Assuming the following registration:

.. code-block:: python

    app = fl.clientapp.ClientApp(mods=[example_mod_1, example_mod_2])


    @app.train(mods=[example_mod_3, example_mod_4])
    def train(msg, ctx):
        return Message(fl.app.RecordDict(), reply_to=msg)


    @app.evaluate()
    def evaluate(msg, ctx):
        return Message(fl.app.RecordDict(), reply_to=msg)
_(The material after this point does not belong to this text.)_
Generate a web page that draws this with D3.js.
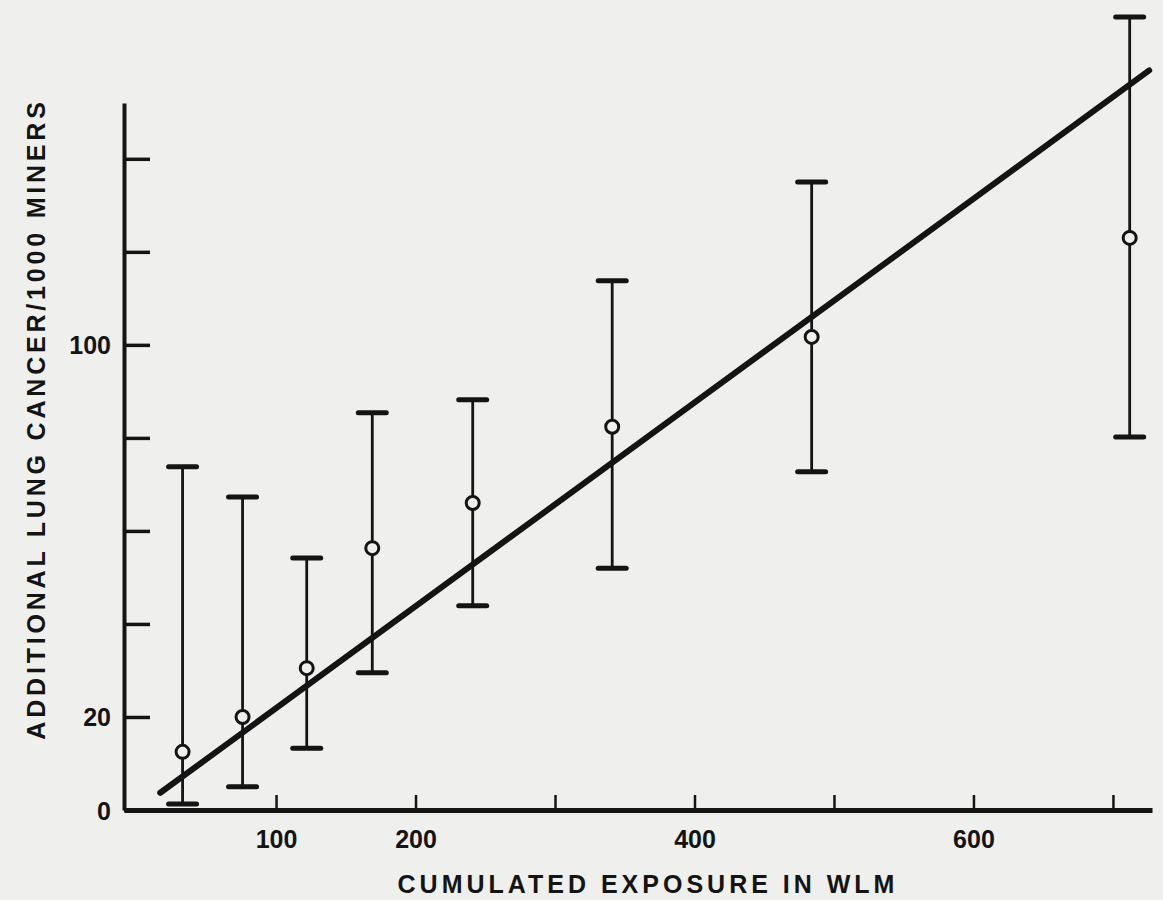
<!DOCTYPE html>
<html>
<head>
<meta charset="utf-8">
<script src="https://cdn.jsdelivr.net/npm/d3@7"></script>
<style>
  body { margin: 0; background: #efefed; }
  svg { display: block; }
  text { font-family: "Liberation Sans", Arial, sans-serif; fill: #141414; }
</style>
</head>
<body>
<script>
// Data
var exposure = [33, 76, 122, 169, 241, 341, 484, 712];
var cancerRate = [12.5, 20, 30.5, 56.3, 66, 82.4, 101.7, 123];
var upperLimit = [73.8, 67.3, 54.2, 85.4, 88.2, 113.8, 135, 170.5];
var lowerLimit = [1.3, 5, 13.3, 29.5, 43.9, 52, 72.7, 80.2];

// fitted line, ends as drawn
var fitX = [17, 726];
var fitY = [3.7, 159];

var xTickValues = [100, 200, 300, 400, 500, 600, 700];
var xTickLabels = ["100", "200", "", "400", "", "600", ""];
var yTickValues = [0, 20, 40, 60, 80, 100, 120, 140];
var yTickLabels = ["0", "20", "", "", "", "100", "", ""];

var svgWidth = 1163;
var svgHeight = 900;
var ink = "#141414";

var svg = d3.select("body")
  .append("svg")
  .attr("width", svgWidth)
  .attr("height", svgHeight);

svg.append("rect")
  .attr("width", svgWidth)
  .attr("height", svgHeight)
  .attr("fill", "#efefed");

// scales, ranges are where the axis lines sit in the scan
var xScale = d3.scaleLinear()
  .domain([-9, 728])
  .range([124, 1152]);

var yScale = d3.scaleLinear()
  .domain([0, 152])
  .range([810, 103]);

// y axis, ticks point into the plot
var leftAxis = d3.axisLeft(yScale)
  .tickValues(yTickValues)
  .tickFormat((d, i) => yTickLabels[i])
  .tickSizeInner(-26)
  .tickSizeOuter(0)
  .tickPadding(13);

var yAxisGroup = svg.append("g")
  .attr("transform", `translate(${xScale(-9)}, 0)`)
  .call(leftAxis);

yAxisGroup.select(".domain").attr("stroke", ink).attr("stroke-width", 4);
yAxisGroup.selectAll(".tick line").attr("stroke", ink).attr("stroke-width", 3.5);
yAxisGroup.selectAll(".tick text")
  .attr("font-size", 25)
  .attr("font-weight", "bold")
  .attr("fill", ink)
  .attr("dy", "0.36em");

// x axis, short ticks pointing up
var bottomAxis = d3.axisBottom(xScale)
  .tickValues(xTickValues)
  .tickFormat((d, i) => xTickLabels[i])
  .tickSizeInner(-15)
  .tickSizeOuter(0)
  .tickPadding(20);

var xAxisGroup = svg.append("g")
  .attr("transform", `translate(0, ${yScale(0)})`)
  .call(bottomAxis);

xAxisGroup.select(".domain").attr("stroke", ink).attr("stroke-width", 5);
xAxisGroup.selectAll(".tick line").attr("stroke", ink).attr("stroke-width", 2.5);
xAxisGroup.selectAll(".tick text")
  .attr("font-size", 25)
  .attr("font-weight", "bold")
  .attr("fill", ink);

// axis titles
svg.append("text")
  .attr("x", 648)
  .attr("y", 893)
  .attr("text-anchor", "middle")
  .attr("font-size", 25)
  .attr("font-weight", "bold")
  .attr("letter-spacing", 4)
  .text("CUMULATED EXPOSURE IN WLM");

svg.append("text")
  .attr("transform", "translate(45, 419) rotate(-90)")
  .attr("text-anchor", "middle")
  .attr("font-size", 25)
  .attr("font-weight", "bold")
  .attr("letter-spacing", 3.8)
  .text("ADDITIONAL LUNG CANCER/1000 MINERS");

// data table for the error bars
var points = exposure.map((d, i) => ({
  x: d, y: cancerRate[i], hi: upperLimit[i], lo: lowerLimit[i]
}));

var bars = svg.append("g");

bars.selectAll(".whisker")
  .data(points)
  .enter()
  .append("line")
  .attr("class", "whisker")
  .attr("x1", d => xScale(d.x))
  .attr("x2", d => xScale(d.x))
  .attr("y1", d => yScale(d.hi))
  .attr("y2", d => yScale(d.lo))
  .attr("stroke", ink)
  .attr("stroke-width", 2.8);

bars.selectAll(".capTop")
  .data(points)
  .enter()
  .append("line")
  .attr("class", "capTop")
  .attr("x1", d => xScale(d.x) - 14)
  .attr("x2", d => xScale(d.x) + 14)
  .attr("y1", d => yScale(d.hi))
  .attr("y2", d => yScale(d.hi))
  .attr("stroke", ink)
  .attr("stroke-width", 5)
  .attr("stroke-linecap", "round");

bars.selectAll(".capBottom")
  .data(points)
  .enter()
  .append("line")
  .attr("class", "capBottom")
  .attr("x1", d => xScale(d.x) - 14)
  .attr("x2", d => xScale(d.x) + 14)
  .attr("y1", d => yScale(d.lo))
  .attr("y2", d => yScale(d.lo))
  .attr("stroke", ink)
  .attr("stroke-width", 5)
  .attr("stroke-linecap", "round");

// regression line
var fitLine = d3.line()
  .x(d => xScale(d[0]))
  .y(d => yScale(d[1]));

svg.append("path")
  .datum(fitX.map((d, i) => [d, fitY[i]]))
  .attr("d", fitLine)
  .attr("fill", "none")
  .attr("stroke", ink)
  .attr("stroke-width", 6)
  .attr("stroke-linecap", "round");

// open circles
svg.selectAll(".dot")
  .data(points)
  .enter()
  .append("circle")
  .attr("class", "dot")
  .attr("cx", d => xScale(d.x))
  .attr("cy", d => yScale(d.y))
  .attr("r", 6.5)
  .attr("fill", "#efefed")
  .attr("stroke", ink)
  .attr("stroke-width", 3);
</script>
</body>
</html>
The execution order for an incoming **train** message is as follows:

1. ``example_mod_1`` (before handling)
2. ``example_mod_2`` (before handling)
3. ``example_mod_3`` (before handling)
4. ``example_mod_4`` (before handling)
5. ``train`` (handling message)
6. ``example_mod_4`` (after handling)
7. ``example_mod_3`` (after handling)
8. ``example_mod_2`` (after handling)
9. ``example_mod_1`` (after handling)

The execution order for an incoming **evaluate** message is as follows:

1. ``example_mod_1`` (before handling)
2. ``example_mod_2`` (before handling)
3. ``evaluate`` (handling message)
4. ``example_mod_2`` (after handling)
5. ``example_mod_1`` (after handling)

Conclusion
----------

By following this guide, you have learned how to effectively use mods to enhance your
``ClientApp``'s functionality. Remember that the order of mods is crucial and affects
how the input and output are processed.

Enjoy building a more robust and flexible ``ClientApp`` with mods!